Les pouvoirs restreints du juge du référé précontractuel pour les marchés des entités adjudicatrices
Cet arrêt vient rappeler que le juge du référé précontractuel ne détient pas les mêmes pouvoirs selon qu'il statue sur le marché d'un pouvoir adjudicateur ou sur celui d'une entité adjudicatrice. En effet, si l'article L. 551-2 du Code de justice administrative (CJA) lui permet d'annuler la procédure de passation du marché d'un pouvoir adjudicateur, l'article L. 551-6 du même code ne prévoit pas une telle possibilité d'annulation pour les marchés passés par une entité adjudicatrice. En l'occurrence, le juge des référés avait annulé la procédure litigieuse, ce qui lui était possible puisqu'il avait qualifié la CCI2A comme un pouvoir adjudicateur. Toutefois, suite à la requalification de l'objet du marché par le Conseil d'Etat, la CCI2A agissait en tant qu'entité adjudicatrice et le juge des référés a donc commis une erreur de droit en annulant la procédure puisqu'il ne disposait pas d'un tel pouvoir.

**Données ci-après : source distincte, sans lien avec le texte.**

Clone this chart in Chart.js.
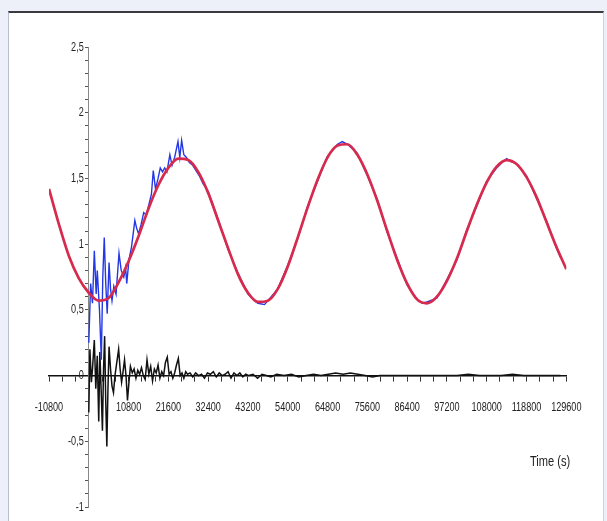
<!DOCTYPE html>
<html>
<head>
<meta charset="utf-8">
<script src="https://cdn.jsdelivr.net/npm/chart.js@4.4.1/dist/chart.umd.min.js"></script>
<style>
  html, body { margin: 0; padding: 0; }
  body { width: 607px; height: 521px; background: #edf0f9; position: relative; overflow: hidden; }
  #frame { position: absolute; left: 8px; top: 11px; width: 596px; height: 510px; background: #fff;
           border-top: 2px solid #3a3a40; border-left: 1px solid #b9bdcc; border-right: 1px solid #cfd3df; box-sizing: border-box; }
  #chart { position: absolute; left: 0; top: 0; }
  #xtitle { position: absolute; left: 530px; top: 452px; color: #222; transform: scaleX(0.74); transform-origin: left top;
            font: 15px 'Liberation Sans', sans-serif; white-space: nowrap; }
</style>
</head>
<body>
<div id="frame"></div>
<canvas id="chart" width="607" height="521"></canvas>
<div id="xtitle">Time (s)</div>
<script>
// fitted curve (red)
const fitTimes = [-10800, -8100, -5400, -2700, 0, 2700, 5400, 8100, 10800, 13500, 16200, 18900, 21600, 24300,
  27000, 29700, 32400, 35100, 37800, 40500, 43200, 45900, 48600, 51300, 54000, 56700, 59400, 62100, 64800,
  67500, 70200, 72900, 75600, 78300, 81000, 83700, 86400, 89100, 91800, 94500, 97200, 99900, 102600, 105300,
  108000, 110700, 113400, 116100, 118800, 121500, 124200, 126900, 129600];
const fitValues = [1.42, 1.15, 0.91, 0.74, 0.63, 0.57, 0.59, 0.71, 0.87, 1.06, 1.27, 1.45, 1.58, 1.65,
  1.64, 1.55, 1.39, 1.18, 0.97, 0.77, 0.63, 0.56, 0.57, 0.66, 0.83, 1.05, 1.28, 1.49, 1.66,
  1.75, 1.76, 1.68, 1.53, 1.33, 1.10, 0.88, 0.70, 0.58, 0.55, 0.60, 0.72, 0.89, 1.10, 1.30,
  1.47, 1.59, 1.64, 1.61, 1.51, 1.36, 1.17, 0.98, 0.81];

// measured signal (blue)
const measTimes = [0, 500, 1000, 1500, 2000, 2300, 2900, 3400, 3800, 4200,
  4600, 5000, 5500, 5900, 6300, 6800, 7400, 8200, 8800, 9500,
  10000, 10300, 10900, 11600, 12500, 13000, 13500, 14200, 14900, 15600,
  16300, 17000, 17500, 18100, 18800, 19400, 20000, 20600, 21200, 22000,
  22600, 23300, 24200, 24700, 25200, 25800, 26500, 27300, 28200, 29100,
  30000, 31000, 32400, 35100, 37800, 40500, 43200, 45000, 45900, 47700,
  48600, 51300, 54000, 56700, 59400, 62100, 64800, 67500, 68800, 70200,
  72900, 75600, 78300, 81000, 83700, 86400, 89100, 90500, 91800, 94500,
  97200, 99900, 102600, 105300, 108000, 110700, 112500, 113400, 114500, 116100,
  118800, 121500, 124200, 126900, 128000];
const measValues = [0.25, 0.70, 0.55, 0.95, 0.62, 0.80, 0.50, 0.12, 0.75, 1.05,
  0.70, 0.47, 0.86, 0.66, 0.57, 0.68, 0.62, 0.93, 0.80, 0.75,
  0.82, 0.70, 0.88, 0.98, 1.18, 1.12, 1.08, 1.15, 1.24, 1.22,
  1.30, 1.38, 1.56, 1.42, 1.50, 1.58, 1.55, 1.58, 1.55, 1.68,
  1.60, 1.66, 1.78, 1.66, 1.79, 1.68, 1.66, 1.62, 1.60, 1.56,
  1.52, 1.46, 1.40, 1.19, 0.96, 0.78, 0.62, 0.57, 0.55, 0.54,
  0.57, 0.66, 0.84, 1.04, 1.29, 1.48, 1.67, 1.76, 1.78, 1.76,
  1.69, 1.52, 1.34, 1.09, 0.89, 0.69, 0.58, 0.55, 0.56, 0.59,
  0.73, 0.88, 1.11, 1.29, 1.48, 1.58, 1.63, 1.65, 1.63, 1.61,
  1.52, 1.35, 1.18, 0.97, 0.90];

// residual (black)
const residTimes = [0, 300, 700, 1000, 1500, 1900, 2300, 2700, 3000, 3400,
  3700, 4000, 4300, 4600, 4900, 5200, 5500, 5900, 6300, 6700,
  7100, 7600, 8100, 8500, 8900, 9300, 9700, 10100, 10500, 10900,
  11300, 11800, 12300, 12800, 13300, 13800, 14300, 14800, 15300, 15800,
  16300, 16800, 17300, 17800, 18300, 18800, 19300, 19800, 20300, 20800,
  21300, 21800, 22300, 22800, 23300, 23800, 24300, 24800, 25300, 25800,
  26300, 26800, 27500, 28200, 29000, 29800, 30600, 31400, 32200, 33000,
  33800, 34600, 35400, 36200, 37000, 37800, 38600, 39400, 40200, 41000,
  41800, 42600, 43400, 44600, 45800, 47000, 48200, 49400, 51000, 53000,
  55000, 57000, 59000, 61000, 63000, 65000, 67000, 69000, 71000, 73000,
  75000, 77000, 79000, 82000, 85000, 88000, 91000, 94000, 97000, 100000,
  103000, 106000, 109000, 112000, 115000, 118000, 121000, 124000, 127000, 128000];
const residValues = [-0.28, 0.20, -0.05, 0.05, 0.27, -0.10, 0.15, -0.35, 0.18, -0.15,
  -0.42, 0.05, 0.30, -0.20, -0.54, -0.10, 0.22, 0.05, -0.08, -0.13,
  0.00, 0.10, 0.20, 0.05, -0.05, 0.03, 0.12, 0.00, -0.19, -0.05,
  0.07, 0.02, 0.05, -0.02, 0.04, 0.01, 0.06, 0.00, -0.03, 0.12,
  0.01, 0.07, -0.04, 0.05, 0.02, 0.08, -0.02, 0.03, 0.00, 0.10,
  0.14, 0.01, 0.03, -0.02, 0.02, 0.08, 0.13, 0.00, 0.02, -0.02,
  0.03, 0.01, 0.02, -0.01, 0.02, 0.00, 0.01, -0.02, 0.02, 0.01,
  0.03, -0.01, 0.02, 0.00, 0.01, 0.03, -0.02, 0.02, 0.00, 0.02,
  -0.01, 0.01, 0.00, 0.01, -0.02, 0.01, 0.00, -0.01, 0.01, 0.00,
  0.01, -0.01, 0.00, 0.01, 0.00, 0.01, 0.02, 0.01, 0.02, 0.01,
  0.00, -0.01, 0.00, 0.00, 0.00, 0.00, 0.00, 0.00, 0.00, 0.00,
  0.01, 0.00, 0.00, 0.00, 0.01, 0.00, 0.00, 0.00, 0.00, 0.00];

// axes
const xMin = -10800, xMax = 129600, xMinorStep = 3600, xLabelStep = 10800;
const yMin = -1, yMax = 2.5, yMinorStep = 0.1, yLabelStep = 0.5;

const tickFont = { family: "'Liberation Sans', sans-serif", size: 13 };
const toPoints = (xs, ys) => xs.map((x, i) => ({ x: x, y: ys[i] }));
// axes cross at zero, so they should not take any room in the layout
const noRoom = (scale) => { if (scale.isHorizontal()) scale.height = 0; else scale.width = 0; };

// no narrow font is installed: squeeze the tick labels with fillText's maxWidth
const narrowLabels = {
  id: 'narrowLabels',
  beforeDraw(chart) {
    const ctx = chart.ctx;
    if (ctx.plainFillText) return;
    ctx.plainFillText = ctx.fillText;
    ctx.fillText = function (text, x, y) {
      return this.plainFillText(text, x, y, this.measureText(text).width * 0.7);
    };
  }
};

new Chart(document.getElementById('chart'), {
  type: 'line',
  data: {
    datasets: [
      { label: 'Fit', data: toPoints(fitTimes, fitValues), borderColor: '#d72b4e', borderWidth: 2.7,
        pointRadius: 0, cubicInterpolationMode: 'monotone' },
      { label: 'Measured', data: toPoints(measTimes, measValues), borderColor: '#2437e6', borderWidth: 1.4,
        pointRadius: 0, tension: 0 },
      { label: 'Residual', data: toPoints(residTimes, residValues), borderColor: '#111', borderWidth: 1.5,
        pointRadius: 0, tension: 0 }
    ]
  },
  options: {
    responsive: false,
    animation: false,
    events: [],
    layout: { padding: { left: 49, right: 32, top: 47, bottom: 14 } },
    plugins: { legend: { display: false }, tooltip: { enabled: false } },
    scales: {
      x: {
        type: 'linear', position: { y: 0 }, min: xMin, max: xMax, afterFit: noRoom,
        grid: { drawOnChartArea: false, tickLength: 5, tickColor: '#333', tickWidth: 1 },
        border: { color: '#111', width: 1.6 },
        ticks: {
          stepSize: xMinorStep, autoSkip: false, maxRotation: 0, padding: 19, color: '#222',
          font: tickFont,
          callback: v => (v !== 0 && v % xLabelStep === 0) ? String(v) : ''
        }
      },
      y: {
        type: 'linear', position: { x: 0 }, min: yMin, max: yMax, afterFit: noRoom,
        grid: { drawOnChartArea: false, tickLength: 3, tickColor: '#555', tickWidth: 1 },
        border: { color: '#888', width: 1 },
        ticks: {
          stepSize: yMinorStep, autoSkip: false, padding: 4, color: '#222',
          font: tickFont,
          // trailing spaces keep the label clear of the axis line
          callback: v => {
            const k = v / yLabelStep;
            if (Math.abs(k - Math.round(k)) > 1e-6) return '';
            return String(Math.round(k) * yLabelStep).replace('.', ',') + '  ';
          }
        }
      }
    }
  },
  plugins: [narrowLabels]
});
</script>
</body>
</html>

Une procédure plus souple pour les marchés des entités adjudicatrices
D'autres conséquences découlent sur la procédure de passation litigieuse puisque tous les manquements avérés par le juge des référés ne sont dès lors plus fondés. En effet, les procédures ne sont pas les mêmes pour les pouvoirs adjudicateurs et pour les entités adjudicatrices. Considérant la CCI2A comme un pouvoir adjudicateur, le juge des référés avait annulé la procédure sur plusieurs points. Toutefois, suite à la requalification de la qualité de la collectivité par le Conseil d'Etat, la procédure était bien régulière. C'est notamment le cas pour le délai minimum de réception des offres qui avait été fixé à 33 jours par la CCI2A. Le juge des référés avait sanctionné ce délai sur le fondement de l'article 57 du CMP qui impose pour les pouvoirs adjudicateurs un minimum de 52 jours. Toutefois, le Conseil d'Etat précise que ce n'est pas cette disposition qui s'appliquait ici mais l'article 165 du même code, fixant un délai minimum de 22 jours pour les entités adjudicatrices. Aucun manquement aux règles de procédure n'était donc à relever. Il en est de même pour le nombre de candidats admis à présenter une offre. Si l'article 60 du CMP impose pour les pouvoirs adjudicateurs un minimum de 5 candidats, il ne s'applique pas, en vertu de l'article 165 du même Code, aux marchés négociés des entités adjudicatrices. Le juge des référés ne pouvait donc pas utilement sanctionner la procédure à ce titre, la CCI2A n'étant soumise à aucun nombre minimum de candidats.
Les sages du Palais Royal ont suivi les conclusions du rapporteur public et ont annulé l'ordonnance du juge des référés.